• _Problem to work on_: Working from the top of the listing below, retype each line through the line containing "YAxis, CartesianGrid, LabelList", both included, with no pictures.

• _Supplied information_:
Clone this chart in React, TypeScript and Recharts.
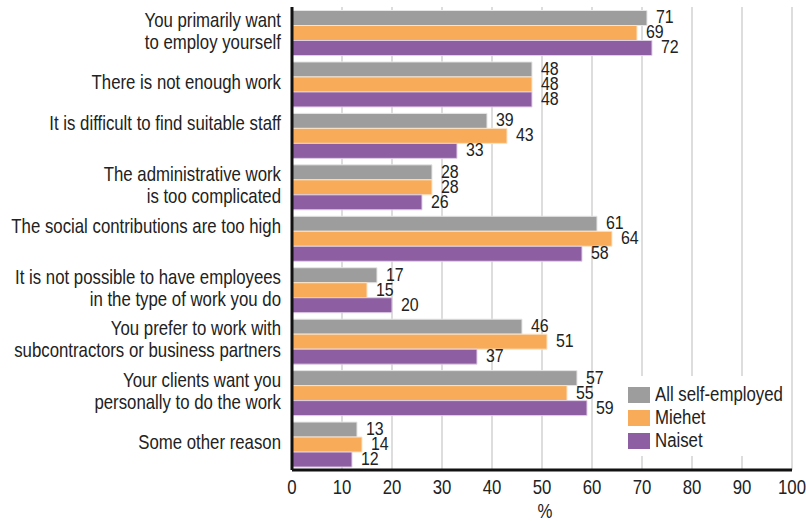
import { BarChart, Bar, XAxis, YAxis, CartesianGrid, LabelList } from 'recharts';

const reasons: string[][] = [
  ['You primarily want', 'to employ yourself'],
  ['There is not enough work'],
  ['It is difficult to find suitable staff', ''],
  ['The administrative work', 'is too complicated'],
  ['The social contributions are too high', ''],
  ['It is not possible to have employees', 'in the type of work you do'],
  ['You prefer to work with', 'subcontractors or business partners'],
  ['Your clients want you', 'personally to do the work'],
  ['Some other reason'],
];

const allSelfEmployed = [71, 48, 39, 28, 61, 17, 46, 57, 13];
const miehet = [69, 48, 43, 28, 64, 15, 51, 55, 14];
const naiset = [72, 48, 33, 26, 58, 20, 37, 59, 12];

const xTicks = [0, 10, 20, 30, 40, 50, 60, 70, 80, 90, 100];

const seriesNames = ['All self-employed', 'Miehet', 'Naiset'];
const seriesColors = ['#9d9d9d', '#f8ac59', '#8e5ea2'];

// no condensed face is installed, so squeeze Liberation Sans horizontally
const FONT = '"Liberation Sans", Arial, sans-serif';
const SQUEEZE = 0.84;

const data = reasons.map((_, i) => ({
  key: String(i),
  all: allSelfEmployed[i],
  men: miehet[i],
  women: naiset[i],
}));

function Narrow({ x, y, anchor, size, children }: { x: number; y: number; anchor: 'start' | 'middle' | 'end'; size: number; children: React.ReactNode }) {
  return (
    <g transform={`translate(${x},${y}) scale(${SQUEEZE},1)`}>
      <text x={0} y={0} textAnchor={anchor} dominantBaseline="central" fontFamily={FONT} fontSize={size} fill="#222">
        {children}
      </text>
    </g>
  );
}

function ReasonTick({ y, payload }: { y?: number; payload?: { value: string } }) {
  const lines = reasons[Number(payload?.value ?? 0)];
  const lh = 22;
  const start = (y ?? 0) - 2 - ((lines.length - 1) * lh) / 2;
  return (
    <g>
      {lines.map((l, i) => (
        <Narrow key={i} x={281} y={start + i * lh} anchor="end" size={20}>
          {l}
        </Narrow>
      ))}
    </g>
  );
}

function PercentTick({ x, y, payload }: { x?: number; y?: number; payload?: { value: number } }) {
  return (
    <Narrow x={x ?? 0} y={(y ?? 0) + 9} anchor="middle" size={20}>
      {payload?.value}
    </Narrow>
  );
}

function ValueLabel(props: any) {
  const x = Number(props.x) + Number(props.width) + 9;
  const y = Number(props.y) + Number(props.height) / 2 - 1;
  return (
    <Narrow x={x} y={y} anchor="start" size={19}>
      {props.value}
    </Narrow>
  );
}

function AxisTitle(props: any) {
  const vb = props.viewBox ?? {};
  return (
    <Narrow x={Number(vb.x) + Number(vb.width) / 2 + 3} y={511} anchor="middle" size={20}>
      %
    </Narrow>
  );
}

function ChartLegend() {
  return (
    <div
      style={{
        position: 'absolute',
        left: 622,
        top: 376,
        width: 162,
        height: 80,
        background: '#fff',
        fontFamily: FONT,
        fontSize: 20,
        color: '#222',
        padding: '7px 0 0 6px',
        boxSizing: 'border-box',
      }}
    >
      {seriesNames.map((name, i) => (
        <div key={name} style={{ display: 'flex', alignItems: 'center', height: 23, whiteSpace: 'nowrap' }}>
          <span style={{ display: 'inline-block', flexShrink: 0, width: 22, height: 16, background: seriesColors[i], marginRight: 5 }} />
          <span style={{ display: 'inline-block', flexShrink: 0, transform: `scaleX(${SQUEEZE})`, transformOrigin: 'left center' }}>
            {name}
          </span>
        </div>
      ))}
    </div>
  );
}

export default function App() {
  return (
    <div style={{ position: 'absolute', left: 0, top: 0, width: 806, height: 521, background: '#fff' }}>
      <BarChart
        width={806}
        height={521}
        data={data}
        layout="vertical"
        margin={{ top: 7, right: 14, bottom: 0, left: 0 }}
        barCategoryGap={3.5}
        barGap={0}
      >
        <CartesianGrid horizontal={false} stroke="#d2d2d2" strokeWidth={1.5} />
        <XAxis
          type="number"
          domain={[0, 100]}
          ticks={xTicks}
          interval={0}
          axisLine={{ stroke: '#111', strokeWidth: 3 }}
          tickLine={false}
          tick={<PercentTick />}
          height={51}
          label={<AxisTitle />}
        />
        <YAxis
          type="category"
          dataKey="key"
          width={292}
          axisLine={{ stroke: '#111', strokeWidth: 3 }}
          tickLine={false}
          tick={<ReasonTick />}
          interval={0}
        />
        <Bar dataKey="all" name={seriesNames[0]} fill={seriesColors[0]} stroke="#e6e6e6" strokeWidth={1} isAnimationActive={false}>
          <LabelList dataKey="all" content={<ValueLabel />} />
        </Bar>
        <Bar dataKey="men" name={seriesNames[1]} fill={seriesColors[1]} stroke="#fbe3c6" strokeWidth={1} isAnimationActive={false}>
          <LabelList dataKey="men" content={<ValueLabel />} />
        </Bar>
        <Bar dataKey="women" name={seriesNames[2]} fill={seriesColors[2]} stroke="#e0d0e6" strokeWidth={1} isAnimationActive={false}>
          <LabelList dataKey="women" content={<ValueLabel />} />
        </Bar>
      </BarChart>
      <ChartLegend />
    </div>
  );
}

• _Result_:
Clone this chart in React, TypeScript and Recharts.
import { BarChart, Bar, XAxis, YAxis, CartesianGrid, LabelList } from 'recharts';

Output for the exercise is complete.